BLM Redding Field Office seeks public comments on OHV grant proposal
REDDING, Calif. – The Bureau of Land Management’s Redding Field Office is seeking public comments and ideas on management needs and projects that would benefit off-highway vehicle recreation on BLM-managed public lands in northern California.
Staff at the field office will use public comments or suggestions submitted by Friday, Feb. 21, to develop a preliminary grant application to the California State Parks Off-Highway Motor Vehicle Recreation Division.
“We use these funds to improve off-highway riding and driving opportunities for our communities and visitors, with a primary focus on the Chappie-Shasta OHV area north of Redding,” said Jennifer Mata, field manager for the BLM Redding Field Office. “We value suggestions from those who enjoy off-highway riding and driving on public lands.”
The field office will seek grant funds for maintenance, restoration, development and law enforcement patrol. The field office will develop the specific grant request after receiving public comments and suggestions.
The OHMVR Grants and Cooperative Agreements Program supports off-highway vehicle recreation in California by providing financial assistance to cities, counties, districts, federal agencies, state agencies, educational institutions, and federally recognized Native American tribes and nonprofit entities.

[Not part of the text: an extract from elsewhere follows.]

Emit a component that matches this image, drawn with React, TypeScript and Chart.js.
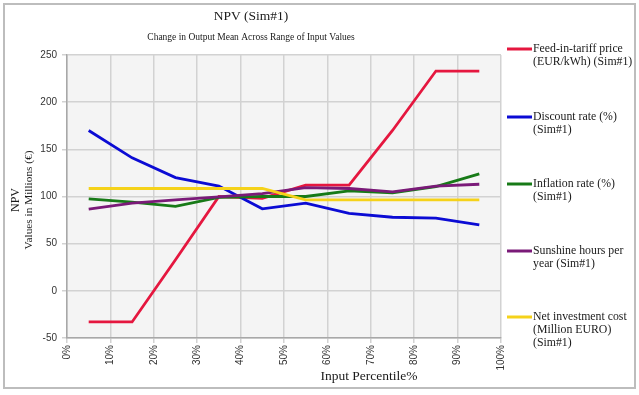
import React, { useEffect, useRef } from "react";
import { Chart, registerables } from "chart.js";

Chart.register(...registerables);

const percentiles = [5, 15, 25, 35, 45, 55, 65, 75, 85, 95];
const feedInTariff = [-33, -33, 33, 100, 98, 112, 112, 170, 233, 233];
const discountRate = [170, 141, 120, 111, 87, 93, 82, 78, 77, 70];
const inflationRate = [97.5, 94, 89.5, 99, 100, 100, 106, 104, 110.5, 124];
const sunshineHours = [86.5, 93, 96.5, 99.5, 103, 109.5, 108.5, 105, 111, 113];
const netInvestment = [108.5, 108.5, 108.5, 108.5, 108.5, 96.5, 96.5, 96.5, 96.5, 96.5];

const seriesValues = [feedInTariff, discountRate, inflationRate, sunshineHours, netInvestment];
const seriesLabels = [
  ["Feed-in-tariff price", "(EUR/kWh) (Sim#1)"],
  ["Discount rate (%)", "(Sim#1)"],
  ["Inflation rate (%)", "(Sim#1)"],
  ["Sunshine hours per", "year (Sim#1)"],
  ["Net investment cost", "(Million EURO)", "(Sim#1)"],
];
const seriesColors = ["#e5173f", "#0b0bd4", "#177a17", "#7a1a78", "#f5d21a"];

const titleText = "NPV (Sim#1)";
const subtitleText = "Change in Output Mean Across Range of Input Values";
const yTitleLines = ["NPV", "Values in Millions (€)"];
const xTitleText = "Input Percentile%";
const xMin = 0;
const xMax = 100;
const xStep = 10;
const yMin = -50;
const yMax = 250;
const yStep = 50;

const SERIF = "'Liberation Serif', 'Times New Roman', serif";
const SANS = "'Liberation Sans', Arial, sans-serif";

const decorPlugin = {
  id: "decor",
  beforeDraw(chart: any) {
    const { ctx, chartArea } = chart;
    ctx.save();
    ctx.fillStyle = "#ffffff";
    ctx.fillRect(0, 0, chart.width, chart.height);
    ctx.fillStyle = "#f4f4f4";
    ctx.fillRect(chartArea.left, chartArea.top, chartArea.right - chartArea.left, chartArea.bottom - chartArea.top);
    ctx.restore();
  },
  afterDraw(chart: any) {
    const { ctx } = chart;
    ctx.save();
    ctx.strokeStyle = "#bdbdbd";
    ctx.lineWidth = 2;
    ctx.strokeRect(4, 4, 631, 384);

    ctx.fillStyle = "#1a1a1a";
    ctx.textAlign = "center";
    ctx.textBaseline = "middle";
    ctx.font = `13.5px ${SERIF}`;
    ctx.fillText(titleText, 251, 16);
    ctx.font = `9.5px ${SERIF}`;
    ctx.fillText(subtitleText, 251, 37);

    ctx.font = `13.5px ${SERIF}`;
    ctx.fillText(xTitleText, 369, 376);

    ctx.save();
    ctx.translate(0, 200);
    ctx.rotate(-Math.PI / 2);
    ctx.font = `12px ${SERIF}`;
    ctx.fillText(yTitleLines[0], 0, 16);
    ctx.font = `11.3px ${SERIF}`;
    ctx.fillText(yTitleLines[1], 0, 29);
    ctx.restore();

    const itemY = [49, 117, 184, 251, 317];
    ctx.textAlign = "left";
    ctx.font = `11.8px ${SERIF}`;
    seriesLabels.forEach((lines, i) => {
      const y = itemY[i];
      ctx.strokeStyle = seriesColors[i];
      ctx.lineWidth = 3;
      ctx.beginPath();
      ctx.moveTo(507, y);
      ctx.lineTo(532, y);
      ctx.stroke();
      lines.forEach((t, j) => {
        ctx.fillText(t, 533, y + j * 13);
      });
    });
    ctx.restore();
  },
};

export default function App() {
  const canvasRef = useRef<HTMLCanvasElement | null>(null);

  useEffect(() => {
    document.body.style.margin = "0";
    const canvas = canvasRef.current;
    if (!canvas) return;
    const datasets = seriesValues.map((vals, i) => ({
      label: seriesLabels[i].join(" "),
      data: vals.map((v, k) => ({ x: percentiles[k], y: v })),
      borderColor: seriesColors[i],
      backgroundColor: seriesColors[i],
      borderWidth: 2.8,
      pointRadius: 0,
      tension: 0,
      fill: false,
      order: seriesValues.length - i,
    }));
    const chart = new Chart(canvas, {
      type: "line",
      data: { datasets },
      options: {
        responsive: false,
        animation: false,
        devicePixelRatio: 1,
        layout: { padding: { top: 55, right: 138, left: 0, bottom: 0 } },
        plugins: {
          legend: { display: false },
          title: { display: false },
          tooltip: { enabled: false },
        },
        scales: {
          x: {
            type: "linear",
            min: xMin,
            max: xMax,
            afterFit(scale: any) {
              scale.height = 57;
            },
            ticks: {
              stepSize: xStep,
              minRotation: 90,
              maxRotation: 90,
              padding: 2,
              color: "#333",
              font: { family: SANS, size: 10 },
              callback: (v: any) => `${v}%`,
            },
            grid: { color: "#d2d2d2", lineWidth: 1.5, tickLength: 5 },
            border: { color: "#a8a8a8", width: 1.5 },
          },
          y: {
            type: "linear",
            min: yMin,
            max: yMax,
            afterFit(scale: any) {
              scale.width = 67;
            },
            ticks: {
              stepSize: yStep,
              padding: 5,
              color: "#333",
              font: { family: SANS, size: 10 },
            },
            grid: { color: "#d2d2d2", lineWidth: 1.5, tickLength: 5 },
            border: { color: "#a8a8a8", width: 1.5 },
          },
        },
      },
      plugins: [decorPlugin],
    });
    return () => chart.destroy();
  }, []);

  return (
    <div style={{ width: 639, height: 395 }}>
      <canvas ref={canvasRef} width={639} height={395} />
    </div>
  );
}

Public comments or suggestions can be submitted by mail to the BLM Redding Field Office, 6640 Lockheed Dr., Redding, CA, 96002, attention Sky Zaffarano, or by email to email@example.com. Anyone interested can review preliminary applications by visiting the grants section beginning March 2.
More information is available by contacting Zaffarano at 530-224-2100.
The BLM manages more than 245 million acres of public land located primarily in 12 western states, including Alaska, on behalf of the American people. The BLM also administers 700 million acres of sub-surface mineral estate throughout the nation. Our mission is to sustain the health, diversity, and productivity of America’s public lands for the use and enjoyment of present and future generations.